#### DATA PROVIDED:

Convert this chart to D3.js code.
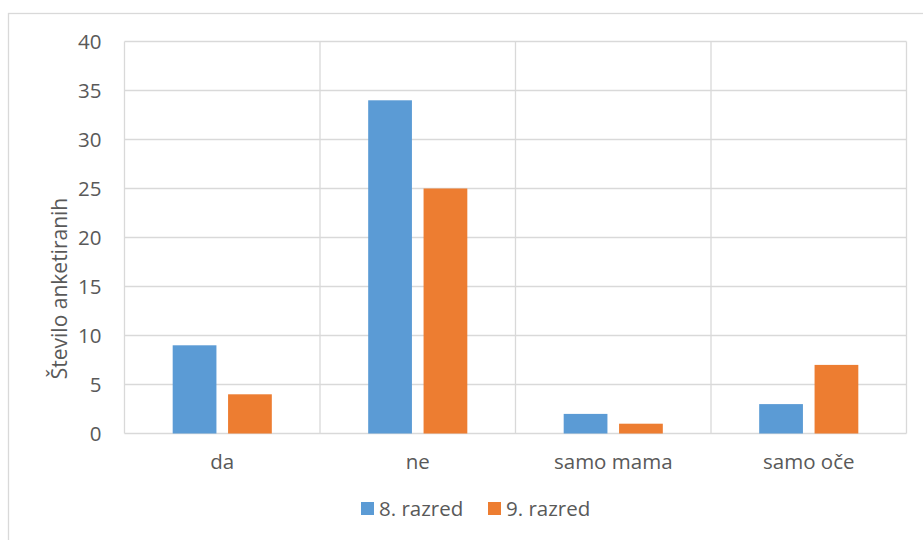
<!DOCTYPE html>
<html>
<head>
<meta charset="utf-8">
<script src="https://cdn.jsdelivr.net/npm/d3@7"></script>
<style>
  html, body { margin: 0; padding: 0; background: #fff; }
  svg text { font-family: "Open Sans", "Noto Sans", sans-serif; fill: #595959; }
</style>
</head>
<body>
<svg id="chart" width="923" height="540"></svg>
<script>
const categories = ["da", "ne", "samo mama", "samo oče"];
const seriesNames = ["8. razred", "9. razred"];
const razred8 = [9, 34, 2, 3];
const razred9 = [4, 25, 1, 7];
const yTicks = [0, 5, 10, 15, 20, 25, 30, 35, 40];
const colors = ["#5b9bd5", "#ed7d31"];
const yTitle = "Število anketiranih";

const svg = d3.select("#chart");
const W = 923, H = 540;
const plot = { left: 124.5, right: 906.5, top: 41.5, bottom: 433.5 };
const FS = "20.5px";

// outer frame
svg.append("rect")
  .attr("x", 8.5).attr("y", 13.5)
  .attr("width", W + 10).attr("height", H + 10)
  .attr("fill", "none").attr("stroke", "#d9d9d9").attr("stroke-width", 1.3);

const x = d3.scaleBand().domain(categories).range([plot.left, plot.right]).padding(0);
const y = d3.scaleLinear().domain([0, 40]).range([plot.bottom, plot.top]);
const inner = d3.scaleBand().domain(seriesNames).range([0, x.bandwidth()])
  .paddingInner(0.21).paddingOuter(0.87);

// horizontal gridlines
svg.append("g").selectAll("line").data(yTicks).join("line")
  .attr("x1", plot.left).attr("x2", plot.right)
  .attr("y1", d => y(d)).attr("y2", d => y(d))
  .attr("stroke", "#d9d9d9").attr("stroke-width", 1.3);

// vertical category separators
const seps = categories.map(c => x(c)).concat([plot.right]);
svg.append("g").selectAll("line").data(seps).join("line")
  .attr("x1", d => d).attr("x2", d => d)
  .attr("y1", plot.top).attr("y2", plot.bottom)
  .attr("stroke", "#d9d9d9").attr("stroke-width", 1.3);

// bars
const rows = categories.map((c, i) => ({ c, vals: [razred8[i], razred9[i]] }));
const g = svg.append("g");
rows.forEach(r => {
  r.vals.forEach((v, j) => {
    g.append("rect")
      .attr("x", x(r.c) + inner(seriesNames[j]))
      .attr("y", y(v))
      .attr("width", inner.bandwidth())
      .attr("height", y(0) - y(v))
      .attr("fill", colors[j]);
  });
});

// y axis labels
const yAxis = d3.axisLeft(y).tickValues(yTicks).tickSize(0).tickPadding(0);
const ya = svg.append("g").attr("transform", `translate(${plot.left - 23},0)`).call(yAxis);
ya.select(".domain").remove();
ya.selectAll("text").style("font-size", FS).attr("fill", "#595959")
  .style("font-family", '"Open Sans", sans-serif');

// x axis labels
const xAxis = d3.axisBottom(x).tickSize(0).tickPadding(0);
const xa = svg.append("g").attr("transform", `translate(0,${plot.bottom + 21})`).call(xAxis);
xa.select(".domain").remove();
xa.selectAll("text").style("font-size", FS).attr("fill", "#595959")
  .style("font-family", '"Open Sans", sans-serif');

// y title
svg.append("text")
  .attr("transform", `translate(67,288.5) rotate(-90)`)
  .attr("text-anchor", "middle")
  .style("font-size", "21px")
  .text(yTitle);

// legend
const legend = svg.append("g");
const legX = [361, 488];
seriesNames.forEach((n, j) => {
  legend.append("rect").attr("x", legX[j]).attr("y", 502).attr("width", 13).attr("height", 13).attr("fill", colors[j]);
  legend.append("text").attr("x", legX[j] + 18).attr("y", 516)
    .style("font-size", FS).text(n);
});
</script>
</body>
</html>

#### WORK TO BE COMPLETED:
Write out the listing word for word, omitting the pictures it holds.

#### FINAL RESULT:
Convert this chart to D3.js code.
<!DOCTYPE html>
<html>
<head>
<meta charset="utf-8">
<script src="https://cdn.jsdelivr.net/npm/d3@7"></script>
<style>
  html, body { margin: 0; padding: 0; background: #fff; }
  svg text { font-family: "Open Sans", "Noto Sans", sans-serif; fill: #595959; }
</style>
</head>
<body>
<svg id="chart" width="923" height="540"></svg>
<script>
const categories = ["da", "ne", "samo mama", "samo oče"];
const seriesNames = ["8. razred", "9. razred"];
const razred8 = [9, 34, 2, 3];
const razred9 = [4, 25, 1, 7];
const yTicks = [0, 5, 10, 15, 20, 25, 30, 35, 40];
const colors = ["#5b9bd5", "#ed7d31"];
const yTitle = "Število anketiranih";

const svg = d3.select("#chart");
const W = 923, H = 540;
const plot = { left: 124.5, right: 906.5, top: 41.5, bottom: 433.5 };
const FS = "20.5px";

// outer frame
svg.append("rect")
  .attr("x", 8.5).attr("y", 13.5)
  .attr("width", W + 10).attr("height", H + 10)
  .attr("fill", "none").attr("stroke", "#d9d9d9").attr("stroke-width", 1.3);

const x = d3.scaleBand().domain(categories).range([plot.left, plot.right]).padding(0);
const y = d3.scaleLinear().domain([0, 40]).range([plot.bottom, plot.top]);
const inner = d3.scaleBand().domain(seriesNames).range([0, x.bandwidth()])
  .paddingInner(0.21).paddingOuter(0.87);

// horizontal gridlines
svg.append("g").selectAll("line").data(yTicks).join("line")
  .attr("x1", plot.left).attr("x2", plot.right)
  .attr("y1", d => y(d)).attr("y2", d => y(d))
  .attr("stroke", "#d9d9d9").attr("stroke-width", 1.3);

// vertical category separators
const seps = categories.map(c => x(c)).concat([plot.right]);
svg.append("g").selectAll("line").data(seps).join("line")
  .attr("x1", d => d).attr("x2", d => d)
  .attr("y1", plot.top).attr("y2", plot.bottom)
  .attr("stroke", "#d9d9d9").attr("stroke-width", 1.3);

// bars
const rows = categories.map((c, i) => ({ c, vals: [razred8[i], razred9[i]] }));
const g = svg.append("g");
rows.forEach(r => {
  r.vals.forEach((v, j) => {
    g.append("rect")
      .attr("x", x(r.c) + inner(seriesNames[j]))
      .attr("y", y(v))
      .attr("width", inner.bandwidth())
      .attr("height", y(0) - y(v))
      .attr("fill", colors[j]);
  });
});

// y axis labels
const yAxis = d3.axisLeft(y).tickValues(yTicks).tickSize(0).tickPadding(0);
const ya = svg.append("g").attr("transform", `translate(${plot.left - 23},0)`).call(yAxis);
ya.select(".domain").remove();
ya.selectAll("text").style("font-size", FS).attr("fill", "#595959")
  .style("font-family", '"Open Sans", sans-serif');

// x axis labels
const xAxis = d3.axisBottom(x).tickSize(0).tickPadding(0);
const xa = svg.append("g").attr("transform", `translate(0,${plot.bottom + 21})`).call(xAxis);
xa.select(".domain").remove();
xa.selectAll("text").style("font-size", FS).attr("fill", "#595959")
  .style("font-family", '"Open Sans", sans-serif');

// y title
svg.append("text")
  .attr("transform", `translate(67,288.5) rotate(-90)`)
  .attr("text-anchor", "middle")
  .style("font-size", "21px")
  .text(yTitle);

// legend
const legend = svg.append("g");
const legX = [361, 488];
seriesNames.forEach((n, j) => {
  legend.append("rect").attr("x", legX[j]).attr("y", 502).attr("width", 13).attr("height", 13).attr("fill", colors[j]);
  legend.append("text").attr("x", legX[j] + 18).attr("y", 516)
    .style("font-size", FS).text(n);
});
</script>
</body>
</html>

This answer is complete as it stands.